In this project members of a particular Muslim community were invited to participate in making a video that was in part conceived of as an act of resistance to how they are being stereotypically positioned by others. The purpose of the research was to study the shifting identities of British Muslims by returning to the same participants and their families who had taken part in a piece of doctoral research carried out over a decade ago.
This video was developed to support practitioner research in schools. The complete DVD contained a series of case studies, but here the focus is presenting different practitioners views of education inquiry and providing an overview of the process. The Networked Learning Communities Programme released a shortened version of the DVD entitled 'Getting Started with Networked Collaborative Enquiry'.

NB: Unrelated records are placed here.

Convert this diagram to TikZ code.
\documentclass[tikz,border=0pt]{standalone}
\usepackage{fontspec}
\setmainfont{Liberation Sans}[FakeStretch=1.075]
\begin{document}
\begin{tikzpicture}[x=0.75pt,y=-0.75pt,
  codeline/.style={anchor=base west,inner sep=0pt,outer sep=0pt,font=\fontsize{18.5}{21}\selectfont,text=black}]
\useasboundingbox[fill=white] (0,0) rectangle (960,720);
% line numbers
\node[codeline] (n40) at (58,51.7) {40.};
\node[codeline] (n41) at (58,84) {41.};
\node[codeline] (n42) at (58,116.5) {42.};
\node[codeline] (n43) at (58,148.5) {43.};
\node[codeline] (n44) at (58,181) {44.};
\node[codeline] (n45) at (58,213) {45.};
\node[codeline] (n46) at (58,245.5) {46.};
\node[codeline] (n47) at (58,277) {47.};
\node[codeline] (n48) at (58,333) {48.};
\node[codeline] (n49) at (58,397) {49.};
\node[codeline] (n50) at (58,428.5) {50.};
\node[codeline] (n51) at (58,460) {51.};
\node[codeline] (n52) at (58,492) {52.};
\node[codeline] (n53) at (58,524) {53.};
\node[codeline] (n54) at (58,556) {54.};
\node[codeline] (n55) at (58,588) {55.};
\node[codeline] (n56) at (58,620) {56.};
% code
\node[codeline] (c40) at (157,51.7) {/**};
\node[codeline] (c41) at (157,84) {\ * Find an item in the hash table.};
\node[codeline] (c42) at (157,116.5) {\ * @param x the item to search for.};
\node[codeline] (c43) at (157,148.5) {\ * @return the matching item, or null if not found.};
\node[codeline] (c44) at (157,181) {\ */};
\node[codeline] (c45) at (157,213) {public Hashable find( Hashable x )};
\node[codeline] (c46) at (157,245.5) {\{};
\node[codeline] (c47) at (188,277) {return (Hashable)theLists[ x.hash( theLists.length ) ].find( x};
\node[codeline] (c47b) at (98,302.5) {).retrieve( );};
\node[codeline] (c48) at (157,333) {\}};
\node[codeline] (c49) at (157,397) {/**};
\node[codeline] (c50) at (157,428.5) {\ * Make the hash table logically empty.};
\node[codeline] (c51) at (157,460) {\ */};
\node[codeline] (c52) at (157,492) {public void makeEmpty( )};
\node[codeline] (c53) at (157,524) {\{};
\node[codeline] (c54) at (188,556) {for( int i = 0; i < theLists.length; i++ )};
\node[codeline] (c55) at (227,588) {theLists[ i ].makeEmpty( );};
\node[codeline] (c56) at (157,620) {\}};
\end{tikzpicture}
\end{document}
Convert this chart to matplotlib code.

This research was based around capturing prisoners and prison officers experience of fully body searching. Although more traditional methods such as interviews and a questionnaire survey were used we also created two re-constructions of fully body searches on video. These videos were used as part of focus groups and as a way of introducing the questionnaire.
In January 1998, five members of the Urban Programmes Research Group began a research project commissioned by the Joseph Rowntree Foundation. The main aim of the project was to devise, run and evaluate media work which could raise the voice of excluded young people, particularly those whose families were the focus of preventive work with different agencies.
This question was put to Mark Hadfield and Kaye Haw by Penny Lawrence, an EdD student from the University of Winchester. Penny asked whether we felt there was such a thing as an epistemology of video. Always up for a discussion, here you can see Mark and Kaye trying to work out whether this was a good question and if they had any good answers.
Mark is Director of the Masters in Educational Practice at the Cardiff University and co-founder of the Urban Programmes Research Group (UPRG). His background was originally in researching professional development within primary schools, which often involved supporting action researchers. Over the last ten years he has become more and more interested in leadership and written and researched extensively in this area, particularly with reference to leading school networks and leadership in the early years. Throughout his career Mark has also been very committed to working in research that is participatory and collaborative and this had lead to an interest in how to use video technology.
Mark has undertaken editorial consultation on manuscripts for the journal School Effectiveness and School Improvement (2008 and 2009) and is Assistant Editor for the Journal 'School Leadership and Management' He is also on the editorial board of 'Educational Action Research Journal' and is a member of the ESRC Peer review College. Currently, Mark is looking at developing his teaching of research methods by exploring the issues practitioners face when they try and disseminate the findings from their small scale enquires our action research ‘back at the ranch’. Mark has a long term commitment to social justice and has produced a range of professional development materials for schools.
Kaye Haw is an Associate Professor and co-founder of the Urban Programmes Research Group (UPRG). UPRG arose out of the concerns of researchers and practitioners working in Nottingham about the way in which research is used to shape policy, inform decisions and legitimate existing preconceptions of the issues facing local. Driven by a methodological interest in obtaining access to groups that have been traditionally excluded, her research has involved working with difficult and hard to reach groups on sensitive issues through a participatory research process aimed at getting their ‘voices’ articulated heard and listened to. The key methodological challenges presented by these pieces of research have necessitated an innovative and varied approach to data collection in a range of research projects that have concerned working with British Muslim communities on identities, exclusion from school, pupil mobility, a project for the European year against racism and full body searching procedures in British prisons and Young Offenders Institutions.
The originality of these very different research projects concerns their subject matter but more importantly a mixed methods approach and involvement of academic and community researchers with implications for the future of participatory educational and social science research. Video has played an important part in her work over the last twenty years. Her recent work funded by the ESRC and AHRC includes working with young people to explore their risk behaviours leading to their involvement in criminal activities and in consequence the criminal justice system, a national review of participatory research projects that set out to use video and involve the voice of young people and an inter-generational piece of research funded by the Religion and Society Programme, which was a return to the research she carried out for her PhD to work with the same families 15 years on.